Cool circumgalactic gas in galaxy clusters
Galaxy clusters are our universe's largest gravitationally bound systems, extending out to several million light-years and hosting up to 1000 galaxies. The matter permeating the clusters is known as the “intracluster medium” (ICM), a very hot and ionized gas (T~ 10-100 million K) emitting bright X-rays due to thermal bremsstrahlung. Scientists from MPA and the University of Heidelberg have discovered that the ICM also contains a significant amount of cool gas (10,000 K) up to large distances. The statistical connection between the haloes of cluster galaxies and absorption features points toward a complex origin of this cool gas where clouds are either associated with satellite galaxies or were previously stripped from their haloes.
Galaxies and the hot plasma around them (ICM) account for less than ~10 per cent of the total mass in galaxy clusters; dark matter makes up the other 90 per cent. Though astronomers have studied the hot ICM extensively with X-ray telescopes in space, such as Chandra and XMM-Newton, detailed studies of cool gas (T~10,000 K) are lacking as there are only few optically identified clusters. Quasar absorption lines at optical wavelengths are a powerful tool to study cool gas, where absorbers in intervening galaxy clusters leave traces in the spectra of a bright background source such as a quasar (see MPA Highlight of July 2021, Figure 1).

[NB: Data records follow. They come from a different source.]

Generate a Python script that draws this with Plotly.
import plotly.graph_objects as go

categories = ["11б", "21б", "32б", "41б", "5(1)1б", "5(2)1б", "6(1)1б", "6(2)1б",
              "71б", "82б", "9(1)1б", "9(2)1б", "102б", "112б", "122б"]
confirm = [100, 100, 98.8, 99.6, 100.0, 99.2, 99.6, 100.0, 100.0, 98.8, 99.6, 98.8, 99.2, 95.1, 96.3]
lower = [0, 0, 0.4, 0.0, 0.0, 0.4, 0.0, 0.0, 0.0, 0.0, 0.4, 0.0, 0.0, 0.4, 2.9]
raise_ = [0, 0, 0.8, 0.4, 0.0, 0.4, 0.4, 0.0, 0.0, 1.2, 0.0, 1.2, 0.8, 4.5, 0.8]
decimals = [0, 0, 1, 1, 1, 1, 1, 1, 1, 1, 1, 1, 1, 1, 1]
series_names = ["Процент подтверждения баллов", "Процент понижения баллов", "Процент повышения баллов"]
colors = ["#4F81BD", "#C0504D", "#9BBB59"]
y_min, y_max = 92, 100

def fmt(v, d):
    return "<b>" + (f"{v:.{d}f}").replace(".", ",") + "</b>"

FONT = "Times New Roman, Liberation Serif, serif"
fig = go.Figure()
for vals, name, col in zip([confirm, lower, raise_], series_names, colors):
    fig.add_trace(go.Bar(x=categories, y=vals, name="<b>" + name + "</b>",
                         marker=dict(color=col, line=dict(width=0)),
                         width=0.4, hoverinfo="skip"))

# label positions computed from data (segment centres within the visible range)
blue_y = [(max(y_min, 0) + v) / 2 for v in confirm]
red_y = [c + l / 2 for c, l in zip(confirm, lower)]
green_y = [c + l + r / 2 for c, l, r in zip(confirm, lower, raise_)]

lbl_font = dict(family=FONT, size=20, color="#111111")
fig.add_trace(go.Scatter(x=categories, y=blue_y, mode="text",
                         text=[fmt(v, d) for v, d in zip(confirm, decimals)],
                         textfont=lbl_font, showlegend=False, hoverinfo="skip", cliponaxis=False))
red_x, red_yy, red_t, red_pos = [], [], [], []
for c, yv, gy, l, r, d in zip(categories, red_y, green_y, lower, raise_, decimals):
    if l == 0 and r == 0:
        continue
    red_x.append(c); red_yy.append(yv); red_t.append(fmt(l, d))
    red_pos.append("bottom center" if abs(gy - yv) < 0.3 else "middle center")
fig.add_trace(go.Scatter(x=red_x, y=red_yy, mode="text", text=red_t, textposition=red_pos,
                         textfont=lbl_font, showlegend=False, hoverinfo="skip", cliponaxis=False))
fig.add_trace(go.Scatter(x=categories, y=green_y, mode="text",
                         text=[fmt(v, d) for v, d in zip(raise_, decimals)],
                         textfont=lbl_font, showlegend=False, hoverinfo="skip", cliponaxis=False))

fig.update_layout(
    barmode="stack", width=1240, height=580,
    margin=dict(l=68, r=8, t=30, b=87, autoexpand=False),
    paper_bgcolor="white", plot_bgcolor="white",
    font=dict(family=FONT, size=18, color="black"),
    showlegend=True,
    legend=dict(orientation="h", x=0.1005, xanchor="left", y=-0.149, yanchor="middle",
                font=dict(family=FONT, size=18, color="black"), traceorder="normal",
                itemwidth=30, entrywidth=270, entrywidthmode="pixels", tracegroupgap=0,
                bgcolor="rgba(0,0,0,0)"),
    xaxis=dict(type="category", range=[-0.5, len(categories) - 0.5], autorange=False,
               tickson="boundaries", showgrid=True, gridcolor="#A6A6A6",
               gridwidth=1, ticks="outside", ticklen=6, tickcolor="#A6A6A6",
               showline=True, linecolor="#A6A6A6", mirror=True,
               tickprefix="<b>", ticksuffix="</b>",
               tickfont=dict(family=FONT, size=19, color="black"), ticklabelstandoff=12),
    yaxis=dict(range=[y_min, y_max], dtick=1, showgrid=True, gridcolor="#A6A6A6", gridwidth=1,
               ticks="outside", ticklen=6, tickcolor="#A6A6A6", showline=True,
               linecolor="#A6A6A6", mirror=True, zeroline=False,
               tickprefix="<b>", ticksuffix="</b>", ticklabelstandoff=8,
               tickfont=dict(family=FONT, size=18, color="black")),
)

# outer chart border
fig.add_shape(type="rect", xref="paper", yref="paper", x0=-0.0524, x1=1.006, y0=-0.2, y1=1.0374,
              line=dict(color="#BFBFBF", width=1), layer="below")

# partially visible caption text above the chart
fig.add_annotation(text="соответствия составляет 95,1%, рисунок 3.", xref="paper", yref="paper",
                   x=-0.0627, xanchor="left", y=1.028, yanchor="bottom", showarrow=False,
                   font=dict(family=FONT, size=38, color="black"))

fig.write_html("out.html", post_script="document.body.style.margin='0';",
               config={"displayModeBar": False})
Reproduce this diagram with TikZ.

One of the most easily detectable absorbers in background quasars is singly-ionized magnesium (MgII), which exhibits a doublet profile, i.e. two absorption lines close together (with 2796 and 2803 Angstrom). Given the low ionization potential of magnesium, it traces cool gas (T ~ 10,000 K) in the circumgalactic (CGM) or intergalactic medium. Though the rest-frame wavelengths fall into the ultra-violet (UV) range, the lines shift to optical wavelengths at redshift z>0.4 and can be detected with ground-based telescopes. Previously, scientists at MPA constructed the most extensive absorber catalogue based on quasars detected in the Sloan Digital Sky Survey (SDSS) using a novel automated algorithm (see MPA Highlight of July 2021), which has allowed us to explore the nature of cool gas around galaxies in an unprecedented way.
The scientists now expanded this study to galaxy clusters, combining the latest absorber catalogue from the SDSS Data Release (DR16) and the Dark Energy Survey Instrument (DESI) legacy surveys cluster catalogue. The MgII-galaxy cluster cross-correlation from these large datasets provide us with an unprecedented opportunity to understand and constrain the nature of the cool gas in ICM. Furthermore, comparing our results with the studies explicitly performed for individual galaxies allows us to understand how the environment affects the nature of the cool gas round galaxies. We find a significant covering fraction relative to random sightlines, with the total Mg II mass within a cluster halo (estimated using surface mass density) being ~ ten times higher than for SDSS luminous red galaxies (see Figure 1). Our analysis also revealed that the covering fraction of cool gas in clusters decreases with increasing mass of the central galaxy.
Are the MgII absorbers detected in clusters associated with the CGM of its member galaxies? To investigate this question, we cross-correlated MgII absorption with cluster member galaxies from DESI and indeed found a statistically significant connection. Our analysis shows that the median projected distance between MgII absorbers and the nearest cluster member is ~200 kpc, compared to ~500 kpc in random mock samples with the same galaxy density profiles. However, we do not find a correlation between MgII strength and the star formation rate of the closest cluster neighbour. Combining our results with results from field galaxies suggests that cool gas in clusters, as traced by Mg II absorption, is: (i) associated with satellite galaxies, (ii) dominated by cold gas clouds in the intracluster medium, rather than by the interstellar medium of galaxies, and (iii) may originate in part from gas stripped from these cluster satellites in the past.
However, given the uncertainties in determining cluster membership for individual galaxies (with photometric redshifts), it is difficult to constrain the relative motion of absorbers and galaxies with our analysis. In the future, the upcoming cluster and active galactic nuclei (AGN) data from eROSITA and spectroscopic data of galaxies from DESI would allow us to perform a robust kinematic study of absorbers and cluster galaxies in more detail. This would put strong constraints on the motion of cool gas in cluster environments. Combining optical studies with the X-ray observations for clusters can also provide strong conditions on the nature of hot and cool gas in ICM.
On the other hand, one critical task would be comparing observational results such as ours with CGM simulations such as TNG50. Figure 2 (taken from Nelson et al. 2021) shows the MgII emission map around a galaxy and how it could be observed with a MUSE-like facility. These results are critical in constraining the physical models of ICM or CGM. An analysis such as ours or high resolution spectra observed with Keck like facility could provide the absorption clouds' size and mass, a key constraint that could then be compared with the theoretical models predicting the formation mechanism of cool gas clouds in such dense environments.